26th Dec, last year: Visiting the sister time. My sister is 17 years older than me and married with three children. All daughters. The youngest one is spoilt rotten and quite a brat, which we don't understand because my sister is a school teacher and you'd think she of all people would have enough sense not to let her child behave like that. Anyway, it wasn't an extended lunch visit, which is good, because my sister and I don't have much to talk about, my brother-in-law is a tall, gruff, stoic fellow who hides behind his beard and my nieces are either too young or old enough to find hanging out with me just too uncool.
That afternoon, my cousins and I play multi-player Grand Theft Auto. More fun than three people should be allowed to have. My younger cousin (who I have described as a younger, male version of me) and I were in the same room, shouting abuse at each other, and eventually we just decided to find the biggest vehicles we could and play chicken at 100+ mph on the freeways. What better way to spend Boxing Day?

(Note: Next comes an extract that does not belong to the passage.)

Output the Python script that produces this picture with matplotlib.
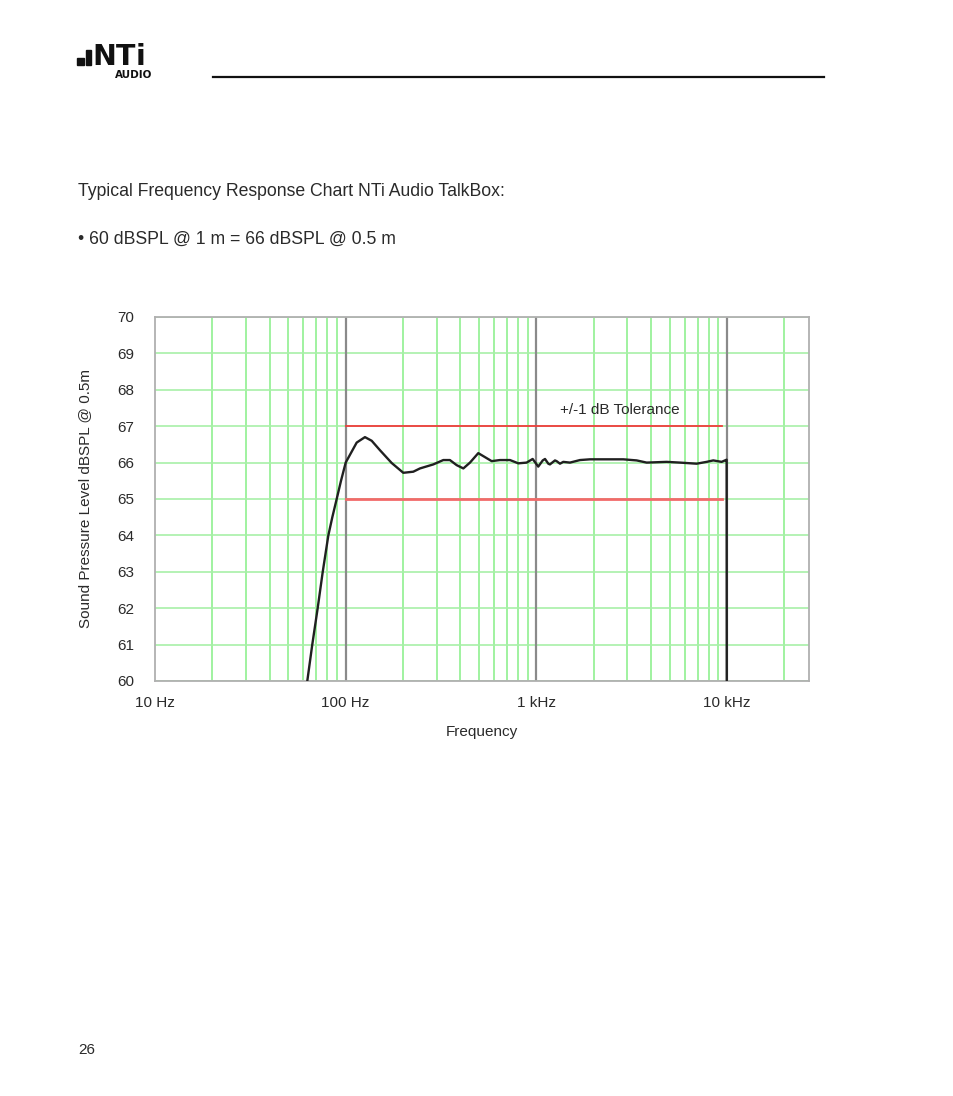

27th Dec, last year: We drive home. I sleep a lot. Mum plays Camelot and Pirates of Penzance cassettes. The whole family sings along. It starts to rain. It will keep on doing this for the next three days. Bah humbug to sunny Queensland.
28th Dec - 30th Dec, last year: I catch up with Nardia, to discover that her live-in lover proposed on Christmas day, in front of the entire family. She shows off her ring. I tease her and the lucky man shamelessly. We all hang out together and be silly, like we usually do. Sleepy Hollow, GalaxyQuest and Ferris Bueller's Day Off are watched. Trashy romances and porn are read. Sarcastic, insightful comments are made. Far too frequently. I enjoy life. It is still raining.
31st Dec, last year, but only just: I spend New Year's Eve packing. Or attempting to pack, while the cat goes to sleep in my suitcase. I consider bringing the cat back with me. My mother plays pinball on the computer. We spend the last few hours of the year 2000 beginning a jigsaw. You know, spreading out the pieces and picking out the edge bits. The fireworks start at 11:30, and I'm a bit miffed, because shouldn't you wait for the thing you're celebrating to happen before you start celebrating it?
Good bye, 2000. You were fun while you lasted, but now you're swept aside like so much debris to make way for the new model. From where I'm standing, it's bright, shiny, new and full of promise. No doubt, once I get closer, it will turn out to be just like the old model.
We'll just have to wait and see, I suppose.